I see the men before me. Natives, living on callused foot. Man, woman, and child, living at the mercy of the land, the elements and the Gods. I see a righteousness that exists today only as some ghost of the past.

    I realize that laid out before me, in sprawling red rock formations, is all the evidence I’ll ever need of God or my own spirit. Some great creative hand sculpted this landscape before me. The same source that blew breath into my lungs and the same source that charted this breakneck course my life seems to follow.

    She comes into my thoughts. It’s strange because out of every human being I’ve ever come in contact with, she stands out to me as the one who I’d most want to share this moment with. She’d get it.

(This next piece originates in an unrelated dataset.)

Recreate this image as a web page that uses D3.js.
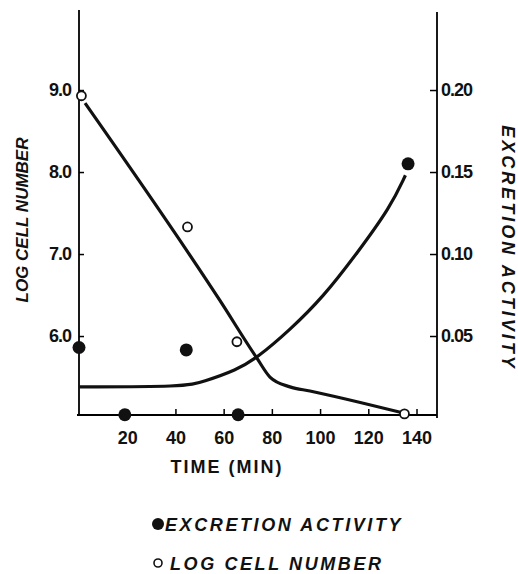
<!DOCTYPE html>
<html>
<head>
<meta charset="utf-8">
<script src="https://cdnjs.cloudflare.com/ajax/libs/d3/7.8.5/d3.min.js"></script>
<style>
  body { margin: 0; background: #fff; }
  text { font-family: "Liberation Sans", Arial, sans-serif; font-weight: bold; fill: #111; }
</style>
</head>
<body>
<script>
// Data
var cellTimes = [1, 45, 65.5, 135];
var cellValues = [8.93, 7.33, 5.93, 5.05];

var excTimes = [0, 19, 44.5, 66, 136.5];
var excValues = [0.043, 0.002, 0.0415, 0.002, 0.155];

// hand-drawn fitted curves
var cellLineTimes = [2.5, 58.3, 73.8, 79.2, 87.5, 95.8, 133.3];
var cellLineValues = [8.84, 6.44, 5.73, 5.50, 5.38, 5.33, 5.07];

var excLineTimes = [0, 43.8, 51.3, 65.4, 73.8, 87.5, 101.3, 115.4, 129.2, 135.4];
var excLineValues = [0.019, 0.019, 0.022, 0.0293, 0.0366, 0.0537, 0.0738, 0.1006, 0.1287, 0.148];

var timeTicks = [20, 40, 60, 80, 100, 120, 140];
var cellTicks = [6, 7, 8, 9];
var excTicks = [0.05, 0.10, 0.15, 0.20];

// Plot box (window.top is reserved, so use a margin object)
var width = 518, height = 574;
var plot = {left: 79, right: 437, top: 10, bottom: 415};

var svg = d3.select("body").append("svg")
    .attr("width", width)
    .attr("height", height);

var x = d3.scaleLinear().domain([0, 148.5]).range([plot.left, plot.right]);
var yCell = d3.scaleLinear().domain([5.037, 9.976]).range([plot.bottom, plot.top]);
var yExc = d3.scaleLinear().domain([0.00183, 0.2488]).range([plot.bottom, plot.top]);

// Axes
svg.append("g")
    .attr("transform", "translate(0," + plot.bottom + ")")
    .call(d3.axisBottom(x).tickValues(timeTicks).tickSize(-6).tickPadding(16)
      .tickFormat(d3.format("d")))
    .call(function(g) {
      g.select(".domain").attr("d", "M" + (plot.left - 2) + ",0H" + plot.right).attr("stroke-width", 1.8);
      g.selectAll("line").attr("stroke-width", 1.5);
      g.selectAll("text").attr("font-size", 18).attr("font-family", "Liberation Sans, Arial, sans-serif");
    });

svg.append("g")
    .attr("transform", "translate(" + plot.left + ",0)")
    .call(d3.axisLeft(yCell).tickValues(cellTicks).tickSize(-5).tickPadding(8)
      .tickFormat(d3.format(".1f")))
    .call(function(g) {
      g.select(".domain").attr("d", "M0," + plot.top + "V" + plot.bottom).attr("stroke-width", 1.8);
      g.selectAll("line").attr("stroke-width", 1.5);
      g.selectAll("text").attr("font-size", 18).attr("font-family", "Liberation Sans, Arial, sans-serif")
        .attr("letter-spacing", -1);
    });

svg.append("g")
    .attr("transform", "translate(" + plot.right + ",0)")
    .call(d3.axisRight(yExc).tickValues(excTicks).tickSize(-7).tickPadding(4)
      .tickFormat(d3.format(".2f")))
    .call(function(g) {
      g.select(".domain").attr("d", "M0," + (plot.top + 2) + "V" + (plot.bottom + 3)).attr("stroke-width", 1.8);
      g.selectAll("line").attr("stroke-width", 1.5);
      g.selectAll("text").attr("font-size", 18).attr("font-family", "Liberation Sans, Arial, sans-serif")
        .attr("letter-spacing", -1);
    });

// Curves
var cellLine = d3.line()
    .x(function(d, i) { return x(cellLineTimes[i]); })
    .y(function(d) { return yCell(d); })
    .curve(d3.curveMonotoneX);

var excLine = d3.line()
    .x(function(d, i) { return x(excLineTimes[i]); })
    .y(function(d) { return yExc(d); })
    .curve(d3.curveBasis);

svg.append("path")
    .attr("d", cellLine(cellLineValues))
    .attr("fill", "none").attr("stroke", "#111").attr("stroke-width", 3.2);

svg.append("path")
    .attr("d", excLine(excLineValues))
    .attr("fill", "none").attr("stroke", "#111").attr("stroke-width", 3.2);

// Points
svg.selectAll("circle.cell")
    .data(cellValues)
  .enter().append("circle")
    .attr("class", "cell")
    .attr("cx", function(d, i) { return x(cellTimes[i]); })
    .attr("cy", function(d) { return yCell(d); })
    .attr("r", 4.5)
    .attr("fill", "#fff").attr("stroke", "#111").attr("stroke-width", 1.8);

svg.selectAll("circle.exc")
    .data(excValues)
  .enter().append("circle")
    .attr("class", "exc")
    .attr("cx", function(d, i) { return x(excTimes[i]); })
    .attr("cy", function(d) { return yExc(d); })
    .attr("r", 6.5)
    .attr("fill", "#111");

// Axis titles
svg.append("text")
    .attr("transform", "translate(28,220) rotate(-90)")
    .attr("text-anchor", "middle")
    .attr("font-size", 17).attr("font-style", "italic")
    .text("LOG CELL NUMBER");

svg.append("text")
    .attr("transform", "translate(502,248) rotate(90)")
    .attr("text-anchor", "middle")
    .attr("font-size", 18).attr("font-style", "italic").attr("letter-spacing", 3)
    .text("EXCRETION ACTIVITY");

svg.append("text")
    .attr("x", 227).attr("y", 473)
    .attr("text-anchor", "middle")
    .attr("font-size", 18).attr("letter-spacing", 2)
    .text("TIME (MIN)");

// Legend
svg.append("circle").attr("cx", 158).attr("cy", 524).attr("r", 6).attr("fill", "#111");
svg.append("text")
    .attr("x", 165).attr("y", 531)
    .attr("font-size", 18).attr("font-style", "italic").attr("letter-spacing", 2.6)
    .text("EXCRETION ACTIVITY");

svg.append("circle").attr("cx", 158).attr("cy", 563).attr("r", 4)
    .attr("fill", "#fff").attr("stroke", "#111").attr("stroke-width", 1.6);
svg.append("text")
    .attr("x", 170).attr("y", 570)
    .attr("font-size", 18).attr("font-style", "italic").attr("letter-spacing", 2.6)
    .text("LOG CELL NUMBER");
</script>
</body>
</html>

I find myself wishing she’d show up and sit here on this rock ledge with me. Wishing I could hold her hand and cry for all the beauty.

    After some time lost in contemplation, the sun begins to burn on my skin. Saturated in wonder, I decide its time to climb down off my ledge and return to the car. I pull out slowly, taking my time to exit the park and grab some last minute snap shots. Looking at the map, I begin to feel its only appropriate to exit the park the back way, along Lake Meade, and take the long route to Vegas.

    Coming out of the park, the entire landscape changes sharply. To my left, I can see the rich blue waters of Lake Meade and instead of sun reflecting off long hot stretches of sand, the ground turns to large lush green hills. The road, instead of a straight shot desert highway is a long two lane trail snaking through the hills.

    After a couple miles, I realize that there is absolutely nobody around. Not a soul. The more comfortable I become with this realization, the harder my foot presses on the gas. Soon, I’m at warp speed, gripping the wheel with two hands, feeling the tires grip the pavement in turn, as I push harder and hug the winding bends of the road. With complete, unbroken attention to the task of driving like a maniac, I’m totally free.

    I drive on like that for nearly an entire hour, until the road drops me out in a North Las Vegas area that looks strangely similar to Calle Ocho in Miami, expect for the fact that the residents are a darker shade of brown.

    I return to the hotel. I’m different, in a way nobody in the world could ever notice. I enjoy a heavy meal, spend the weekend gambling casually and meandering around the strip, smoking cigars without much enthusiasm.

    Sunday, the plane lands back in Miami. The cocoon remained behind, lost somewhere in the desert. The new spirit stays glowing in my stomach. I figure its just my kind of luck to find God on a trip to Sin City.